My email address is R.Rogers [at] lse.ac.uk
Risk based Interest Rate Expectations (job market paper, coming soon)
I develop a new method to extract interest rate expectations from option markets that circumvents the challenges of non-stationary interest rate levels. The approach leverages a no-arbitrage relationship linking term premia to variance risk premia observable in swaptions markets. Under the assumption that investors' marginal utility has limited nonlinear exposure to interest rates, I can convert variance risk premia directly into term premium estimates without specifying the dynamics of interest rate levels. Using USD swaptions data from 2002 to 2023, I document three main findings. First, the unconditional term premium averaged 44 basis points annually on 10-year rates --- historical excess bond returns reflected large, anticipated risk premia rather than systematic forecast errors. Second, term premia constructed from variance forecasts significantly outperform standard affine term structure models and survey expectations in predicting excess bond returns out-of-sample, achieving a Sharpe ratio of 0.73 versus -0.17 for a traditional term structure model. Third, the puzzling secular decline in long-term rates during FOMC announcement windows is accompanied by sharp, transitory compressions in risk-neutral variance that are difficult to reconcile with information revelation but consistent with temporary risk premium effects. The method provides a tractable, theory-based alternative to traditional term structure modeling.
Equity Valuation without DCF (coming soon) with Christopher Polk and Thummim Cho
Conferences: NBER Summer Institute 2025 (presenting author), SFS Cavalcade 2025 (presenting author), Red Rock 2025, AFA 2025 (scheduled), Junior Finance Conference on Valuation 2025 (presenting author)
We introduce discounted alphas, a novel framework for equity valuation. Our approach circumvents the need for stock-level cost-of-equity estimates required in discounted cash flow (DCF) valuation and identifies economically important variation in fundamental value not captured by best-in-class DCF methods. We find that discretionary buy-and-hold funds tilt toward characteristics that predict underpricing but not short-term alphas and that private equity funds appear to capture substantial CAPM misvaluation, both initially at buyout and subsequently at exit. However, despite these pockets of misvaluation, we find that firm equity values are "almost efficient" by Black's (1986) definition.
Bye Bye Beta: Deposit Duration with Fixed Spreads
Conferences: 2026 Contemporary Issues in Financial Markets & Banking (scheduled)
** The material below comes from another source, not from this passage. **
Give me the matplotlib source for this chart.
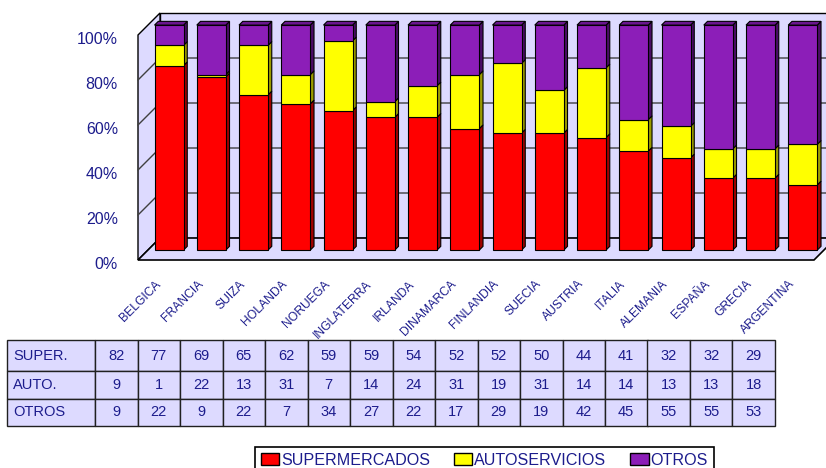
import matplotlib.pyplot as plt
from matplotlib.patches import Polygon, Patch
from matplotlib.transforms import ScaledTranslation

plt.rcParams["font.family"] = ["Liberation Sans", "DejaVu Sans"]

countries = ["BELGICA", "FRANCIA", "SUIZA", "HOLANDA", "NORUEGA", "INGLATERRA",
             "IRLANDA", "DINAMARCA", "FINLANDIA", "SUECIA", "AUSTRIA", "ITALIA",
             "ALEMANIA", "ESPAÑA", "GRECIA", "ARGENTINA"]
super_pct = [82, 77, 69, 65, 62, 59, 59, 54, 52, 52, 50, 44, 41, 32, 32, 29]
auto_pct = [9, 1, 22, 13, 31, 7, 14, 24, 31, 19, 31, 14, 14, 13, 13, 18]
otros_pct = [9, 22, 9, 22, 7, 34, 27, 22, 17, 29, 19, 42, 45, 55, 55, 53]
row_labels = ["SUPER.", "AUTO.", "OTROS"]
series_names = ["SUPERMERCADOS", "AUTOSERVICIOS", "OTROS"]
y_ticks = [0, 20, 40, 60, 80, 100]

NAVY = "#1c1c8c"
WALL = "#dddaff"
faces = [("#ff0000", "#a00000", "#c80000"),
         ("#ffff00", "#9c9c00", "#cccc00"),
         ("#8c1eb8", "#4a0c66", "#6a168e")]

W, H = 826, 468
PX_CAT = 42.25   # pixels per category
PX_PCT = 2.25    # pixels per percent
DEPTH_X = 22 / PX_CAT
DEPTH_Y = 22 / PX_PCT
D0, D1 = 0.45, 0.62   # bar depth range
BAR_W = 29 / PX_CAT
n = len(countries)


def proj(x, y, d):
    return (x + d * DEPTH_X, y + d * DEPTH_Y)


def poly(ax, pts, fc, ec="black", lw=0.8, z=1):
    ax.add_patch(Polygon(pts, closed=True, facecolor=fc, edgecolor=ec,
                         linewidth=lw, zorder=z, clip_on=False))


fig = plt.figure(figsize=(W / 100, H / 100), dpi=100)

# main 3d-ish chart axes, x=-0.5 at px 138, y=0 at px 260
x_lo, x_hi, y_hi = -0.5, 16.3, 112
ax = fig.add_axes([138 / W, (H - 260) / H,
                   (x_hi - x_lo) * PX_CAT / W, y_hi * PX_PCT / H])
ax.set_xlim(x_lo, x_hi)
ax.set_ylim(0, y_hi)
for s in ax.spines.values():
    s.set_visible(False)
ax.patch.set_visible(False)

left, right = -0.5, n - 0.5
# back wall, side wall, floor
poly(ax, [proj(left, 0, 1), proj(right, 0, 1), proj(right, 100, 1), proj(left, 100, 1)],
     WALL, lw=1.0, z=0)
poly(ax, [proj(left, 0, 0), proj(left, 0, 1), proj(left, 100, 1), proj(left, 100, 0)],
     WALL, lw=1.0, z=0)
poly(ax, [proj(left, 0, 0), proj(right, 0, 0), proj(right, 0, 1), proj(left, 0, 1)],
     WALL, lw=1.2, z=0)
for t in y_ticks[1:-1]:
    xs, ys = zip(proj(left, t, 0), proj(left, t, 1), proj(right, t, 1))
    ax.plot(xs, ys, color="#404040", lw=1.0, zorder=0.5, clip_on=False)

# stacked bars
for i in range(n):
    bottom = 0
    vals = [super_pct[i], auto_pct[i], otros_pct[i]]
    for k, h in enumerate(vals):
        front, side, top = faces[k]
        x0, x1 = i - BAR_W / 2, i + BAR_W / 2
        y0, y1 = bottom, bottom + h
        poly(ax, [proj(x1, y0, D0), proj(x1, y0, D1), proj(x1, y1, D1), proj(x1, y1, D0)],
             side, z=2)
        poly(ax, [proj(x0, y0, D0), proj(x1, y0, D0), proj(x1, y1, D0), proj(x0, y1, D0)],
             front, z=3)
        if k == len(vals) - 1:
            poly(ax, [proj(x0, y1, D0), proj(x1, y1, D0), proj(x1, y1, D1), proj(x0, y1, D1)],
                 top, z=3)
        bottom = y1

ax.tick_params(axis="y", length=0, pad=14.4)
ax.tick_params(axis="x", length=0, pad=16)
ax.set_yticks(y_ticks)
ax.set_yticklabels([f"{t}%" for t in y_ticks], fontsize=11.5, color=NAVY)
ax.set_xticks(range(n))
ax.set_xticklabels(countries, rotation=45, ha="right", va="center",
                   rotation_mode="anchor", fontsize=8.7, color=NAVY)
shift = ScaledTranslation(0, -3 / 100, fig.dpi_scale_trans)
for lab in ax.get_yticklabels():
    lab.set_transform(lab.get_transform() + shift)

# data table under the chart
ax_t = fig.add_axes([7 / W, (H - 426) / H, (775 - 7) / W, (426 - 340) / H])
ax_t.axis("off")
cells = [[lab] + [str(v) for v in vals]
         for lab, vals in zip(row_labels, [super_pct, auto_pct, otros_pct])]
col_w = [88] + [(775 - 95) / n] * n
table = ax_t.table(cellText=cells, cellLoc="center", colWidths=col_w,
                   bbox=[0, 0, 1, 1])
table.auto_set_font_size(False)
table.set_fontsize(10.5)
for (r, c), cell in table.get_celld().items():
    cell.set_facecolor(WALL)
    cell.set_edgecolor("#202020")
    cell.set_linewidth(1.0)
    cell.get_text().set_color(NAVY)
    if c == 0:
        cell.get_text().set_horizontalalignment("left")
        cell.PAD = 0.07
    if r == 0:
        cell.set_height(cell.get_height() * 1.15)

# legend
handles = [Patch(facecolor=f[0], edgecolor="black", label=name)
           for f, name in zip(faces, series_names)]
leg = fig.legend(handles=handles, ncol=3, loc="upper left",
                 bbox_to_anchor=(255 / W, 1 - 447 / H), fontsize=11.6,
                 frameon=True, fancybox=False, edgecolor="black", framealpha=1,
                 handlelength=1.15, handleheight=0.75, handletextpad=0.1,
                 columnspacing=1.5, borderpad=0.35, borderaxespad=0)
leg.get_frame().set_linewidth(1.2)
for txt in leg.get_texts():
    txt.set_color(NAVY)

fig.savefig("out.png", dpi=100)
I show that bank demand deposits behave as perpetual interest rate options rather than simple floating-rate liabilities, creating dramatic swings in bank duration that match the behavior of bank stock prices. I document that deposit rates follow risk-free rates with fixed spreads of approximately 2% and near-complete long-run pass-through at high rates, challenging the conventional "deposit beta" framework. Valuing deposits using derivative pricing methods, I show that this option-like behavior alone generates large negative duration at low rates, without requiring negative cash flows or deposit runoff. These duration estimates successfully predict bank stock responses to monetary policy shocks (R2=10%), while existing measures fail. The framework resolves why deposit franchises switch from hedging to amplifying asset risk, why asset duration doesn't predict bank stock sensitivity, and why banks accumulated long-term securities precisely when yield curves were flattest (2010--2021). The findings have important implications for bank regulation, monetary policy transmission, and interest rate risk management.
Deposit Insurance & Bank Lending
Over the past 30 years, bank funding has shifted from small FDIC-insured deposits to large, uninsured deposits. This paper shows that insured deposits fund more lending, particularly business lending, while uninsured deposits are used to purchase more liquid securities. A natural experiment from the 1980 expansion of FDIC insurance limits demonstrates this effect is causal – deposit insurance leads to more business lending and more local business formation. The coefficients are economically large: a 10 ppt increase in the share of assets that are insured leads to a 2-4 ppt increase in loans to businesses as a share of assets and a 4-8% increase in the local number of businesses and employees. The long-term growth of large, uninsured deposits can therefore help explain the secular decline in banks' business lending as a share of balance sheet.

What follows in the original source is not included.